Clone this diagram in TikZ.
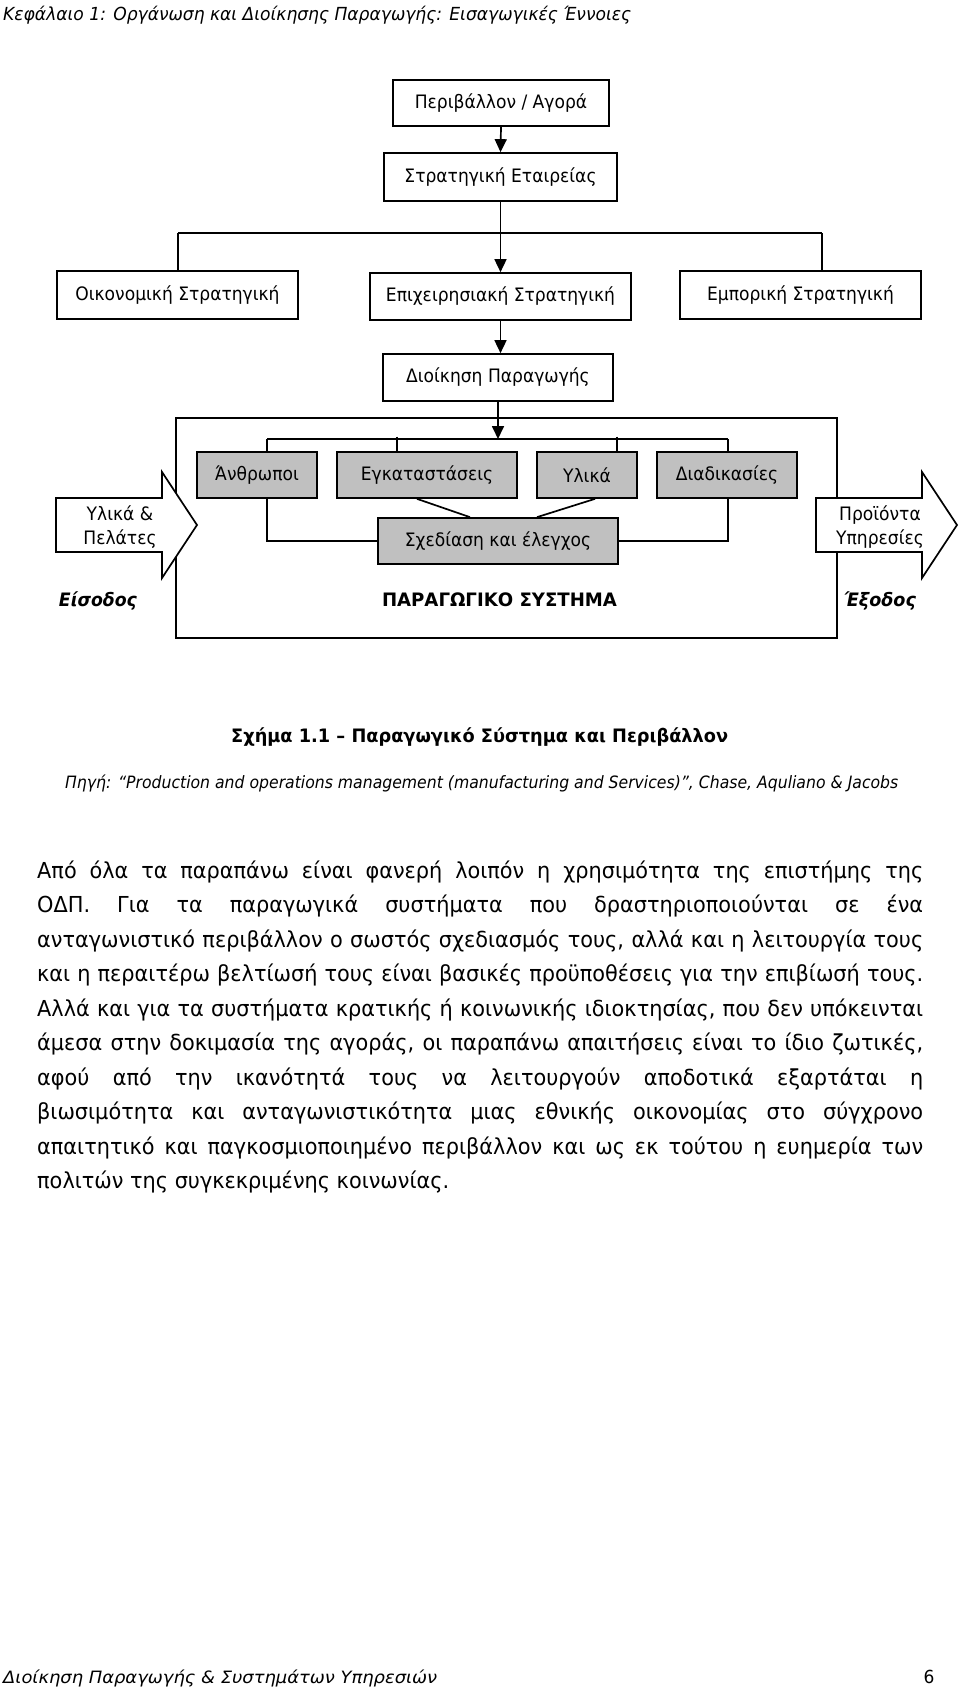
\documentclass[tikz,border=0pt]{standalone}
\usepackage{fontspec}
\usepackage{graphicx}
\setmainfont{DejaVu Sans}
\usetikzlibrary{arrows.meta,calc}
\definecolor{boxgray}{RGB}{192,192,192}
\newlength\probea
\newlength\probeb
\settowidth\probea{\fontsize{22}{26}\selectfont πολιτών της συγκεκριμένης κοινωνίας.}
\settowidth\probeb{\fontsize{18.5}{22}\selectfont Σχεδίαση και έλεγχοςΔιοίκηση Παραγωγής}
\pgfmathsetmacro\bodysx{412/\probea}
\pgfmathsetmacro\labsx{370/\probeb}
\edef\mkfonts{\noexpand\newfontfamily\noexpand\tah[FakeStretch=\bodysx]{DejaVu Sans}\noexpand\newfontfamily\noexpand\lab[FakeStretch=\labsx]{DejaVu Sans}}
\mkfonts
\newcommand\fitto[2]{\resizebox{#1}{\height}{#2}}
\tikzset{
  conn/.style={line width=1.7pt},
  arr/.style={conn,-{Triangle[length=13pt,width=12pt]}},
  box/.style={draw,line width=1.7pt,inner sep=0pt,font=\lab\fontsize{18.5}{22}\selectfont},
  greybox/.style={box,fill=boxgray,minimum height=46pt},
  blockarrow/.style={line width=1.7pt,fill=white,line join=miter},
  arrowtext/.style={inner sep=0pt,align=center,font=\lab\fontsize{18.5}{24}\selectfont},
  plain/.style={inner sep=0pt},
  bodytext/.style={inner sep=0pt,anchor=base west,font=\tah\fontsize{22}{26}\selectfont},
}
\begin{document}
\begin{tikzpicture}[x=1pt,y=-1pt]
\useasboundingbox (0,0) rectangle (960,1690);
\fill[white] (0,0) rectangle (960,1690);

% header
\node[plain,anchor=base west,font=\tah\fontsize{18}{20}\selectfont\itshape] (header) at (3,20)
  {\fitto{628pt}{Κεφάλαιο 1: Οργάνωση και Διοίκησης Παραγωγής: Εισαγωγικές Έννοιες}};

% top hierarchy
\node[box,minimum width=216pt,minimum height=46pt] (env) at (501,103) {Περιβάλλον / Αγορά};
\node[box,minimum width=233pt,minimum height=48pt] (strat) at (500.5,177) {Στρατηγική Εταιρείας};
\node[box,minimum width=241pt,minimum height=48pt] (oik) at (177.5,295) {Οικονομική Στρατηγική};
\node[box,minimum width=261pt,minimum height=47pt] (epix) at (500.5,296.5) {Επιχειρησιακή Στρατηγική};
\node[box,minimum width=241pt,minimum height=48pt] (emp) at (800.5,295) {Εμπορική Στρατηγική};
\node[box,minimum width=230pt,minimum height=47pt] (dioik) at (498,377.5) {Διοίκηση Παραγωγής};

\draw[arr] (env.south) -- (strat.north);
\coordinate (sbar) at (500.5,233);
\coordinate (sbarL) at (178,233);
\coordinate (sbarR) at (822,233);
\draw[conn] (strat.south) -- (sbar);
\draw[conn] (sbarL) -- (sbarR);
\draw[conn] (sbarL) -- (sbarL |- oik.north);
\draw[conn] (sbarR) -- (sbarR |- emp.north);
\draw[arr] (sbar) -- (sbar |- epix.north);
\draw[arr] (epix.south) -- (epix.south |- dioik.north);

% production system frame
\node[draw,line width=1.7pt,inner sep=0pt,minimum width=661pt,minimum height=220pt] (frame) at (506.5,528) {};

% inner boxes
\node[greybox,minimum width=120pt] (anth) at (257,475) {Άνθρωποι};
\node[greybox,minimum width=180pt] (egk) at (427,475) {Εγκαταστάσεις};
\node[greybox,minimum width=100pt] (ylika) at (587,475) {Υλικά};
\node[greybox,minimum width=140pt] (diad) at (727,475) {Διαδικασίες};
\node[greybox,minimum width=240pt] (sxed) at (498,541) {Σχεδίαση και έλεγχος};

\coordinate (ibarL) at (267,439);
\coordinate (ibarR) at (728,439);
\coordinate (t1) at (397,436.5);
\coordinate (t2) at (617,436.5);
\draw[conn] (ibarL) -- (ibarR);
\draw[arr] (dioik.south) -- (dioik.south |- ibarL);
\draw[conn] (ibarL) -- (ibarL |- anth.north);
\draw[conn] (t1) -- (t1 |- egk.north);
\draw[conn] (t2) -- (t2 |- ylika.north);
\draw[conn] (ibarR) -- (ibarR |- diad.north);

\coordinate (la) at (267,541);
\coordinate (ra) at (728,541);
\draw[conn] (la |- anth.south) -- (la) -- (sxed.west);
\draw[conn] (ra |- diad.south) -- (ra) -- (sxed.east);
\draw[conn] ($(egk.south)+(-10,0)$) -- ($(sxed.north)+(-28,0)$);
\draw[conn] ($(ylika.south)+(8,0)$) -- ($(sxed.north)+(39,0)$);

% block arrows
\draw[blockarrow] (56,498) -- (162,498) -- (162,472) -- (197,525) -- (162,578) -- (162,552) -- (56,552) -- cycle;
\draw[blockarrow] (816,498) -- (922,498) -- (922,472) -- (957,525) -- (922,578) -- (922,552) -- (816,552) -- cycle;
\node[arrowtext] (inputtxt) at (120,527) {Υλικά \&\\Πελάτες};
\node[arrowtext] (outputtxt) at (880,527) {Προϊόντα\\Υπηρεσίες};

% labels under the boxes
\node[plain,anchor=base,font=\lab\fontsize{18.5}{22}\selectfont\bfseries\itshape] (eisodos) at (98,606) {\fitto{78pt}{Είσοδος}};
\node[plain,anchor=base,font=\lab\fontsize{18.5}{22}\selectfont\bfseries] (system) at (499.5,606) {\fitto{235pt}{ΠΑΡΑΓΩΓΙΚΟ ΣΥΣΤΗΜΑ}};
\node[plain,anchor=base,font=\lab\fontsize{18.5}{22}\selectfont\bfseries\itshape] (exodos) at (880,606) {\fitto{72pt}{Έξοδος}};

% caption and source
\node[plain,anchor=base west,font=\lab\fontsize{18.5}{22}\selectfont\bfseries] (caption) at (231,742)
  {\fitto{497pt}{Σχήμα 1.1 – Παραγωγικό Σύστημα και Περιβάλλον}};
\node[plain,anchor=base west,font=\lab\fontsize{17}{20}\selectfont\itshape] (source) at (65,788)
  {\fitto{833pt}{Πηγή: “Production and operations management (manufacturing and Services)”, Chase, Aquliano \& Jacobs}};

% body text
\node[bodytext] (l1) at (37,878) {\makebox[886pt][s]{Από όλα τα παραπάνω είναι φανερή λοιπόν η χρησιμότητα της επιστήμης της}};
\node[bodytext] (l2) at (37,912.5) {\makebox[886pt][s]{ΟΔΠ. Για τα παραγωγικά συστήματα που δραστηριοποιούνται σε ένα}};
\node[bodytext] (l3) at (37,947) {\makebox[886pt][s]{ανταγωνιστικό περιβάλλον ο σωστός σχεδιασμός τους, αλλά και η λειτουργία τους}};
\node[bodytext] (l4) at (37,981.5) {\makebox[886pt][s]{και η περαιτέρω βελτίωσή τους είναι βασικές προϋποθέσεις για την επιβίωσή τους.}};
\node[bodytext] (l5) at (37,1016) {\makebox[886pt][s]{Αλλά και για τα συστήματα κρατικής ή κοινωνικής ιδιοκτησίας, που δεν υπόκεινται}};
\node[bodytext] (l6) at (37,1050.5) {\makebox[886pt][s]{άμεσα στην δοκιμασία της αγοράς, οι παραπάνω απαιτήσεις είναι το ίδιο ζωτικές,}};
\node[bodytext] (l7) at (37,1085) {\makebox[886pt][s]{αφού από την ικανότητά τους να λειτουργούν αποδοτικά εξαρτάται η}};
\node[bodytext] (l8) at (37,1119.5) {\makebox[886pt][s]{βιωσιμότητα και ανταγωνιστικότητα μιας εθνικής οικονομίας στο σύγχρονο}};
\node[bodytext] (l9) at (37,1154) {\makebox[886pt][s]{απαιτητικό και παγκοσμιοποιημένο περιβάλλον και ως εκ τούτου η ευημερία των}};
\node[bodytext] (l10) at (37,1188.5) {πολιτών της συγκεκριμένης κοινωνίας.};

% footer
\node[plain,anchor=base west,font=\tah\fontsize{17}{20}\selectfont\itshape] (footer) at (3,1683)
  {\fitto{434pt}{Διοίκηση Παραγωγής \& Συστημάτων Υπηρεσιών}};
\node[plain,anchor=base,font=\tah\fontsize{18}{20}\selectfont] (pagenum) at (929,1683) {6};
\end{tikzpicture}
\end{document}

* * *

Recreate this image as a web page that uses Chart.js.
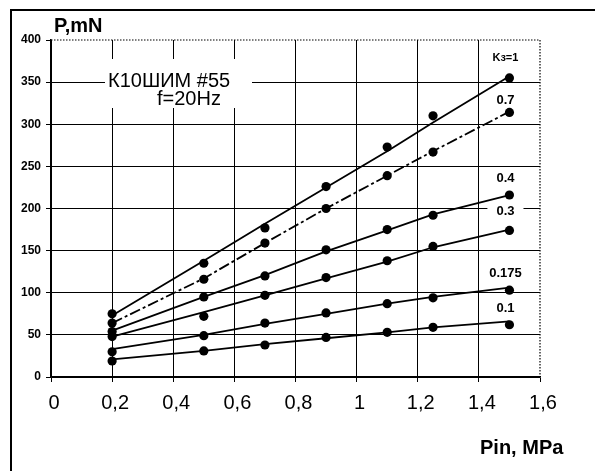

Aim: Using the listing above, repeat word for word each line from the one with "Clone this diagram in TikZ." down to the one with "1: Οργάνωση και", both included. Omit all pictures.

Answer to this task:
Clone this diagram in TikZ.
\documentclass[tikz,border=0pt]{standalone}
\usepackage{fontspec}
\usepackage{graphicx}
\setmainfont{DejaVu Sans}
\usetikzlibrary{arrows.meta,calc}
\definecolor{boxgray}{RGB}{192,192,192}
\newlength\probea
\newlength\probeb
\settowidth\probea{\fontsize{22}{26}\selectfont πολιτών της συγκεκριμένης κοινωνίας.}
\settowidth\probeb{\fontsize{18.5}{22}\selectfont Σχεδίαση και έλεγχοςΔιοίκηση Παραγωγής}
\pgfmathsetmacro\bodysx{412/\probea}
\pgfmathsetmacro\labsx{370/\probeb}
\edef\mkfonts{\noexpand\newfontfamily\noexpand\tah[FakeStretch=\bodysx]{DejaVu Sans}\noexpand\newfontfamily\noexpand\lab[FakeStretch=\labsx]{DejaVu Sans}}
\mkfonts
\newcommand\fitto[2]{\resizebox{#1}{\height}{#2}}
\tikzset{
  conn/.style={line width=1.7pt},
  arr/.style={conn,-{Triangle[length=13pt,width=12pt]}},
  box/.style={draw,line width=1.7pt,inner sep=0pt,font=\lab\fontsize{18.5}{22}\selectfont},
  greybox/.style={box,fill=boxgray,minimum height=46pt},
  blockarrow/.style={line width=1.7pt,fill=white,line join=miter},
  arrowtext/.style={inner sep=0pt,align=center,font=\lab\fontsize{18.5}{24}\selectfont},
  plain/.style={inner sep=0pt},
  bodytext/.style={inner sep=0pt,anchor=base west,font=\tah\fontsize{22}{26}\selectfont},
}
\begin{document}
\begin{tikzpicture}[x=1pt,y=-1pt]
\useasboundingbox (0,0) rectangle (960,1690);
\fill[white] (0,0) rectangle (960,1690);

% header
\node[plain,anchor=base west,font=\tah\fontsize{18}{20}\selectfont\itshape] (header) at (3,20)
  {\fitto{628pt}{Κεφάλαιο 1: Οργάνωση και Διοίκησης Παραγωγής: Εισαγωγικές Έννοιες}};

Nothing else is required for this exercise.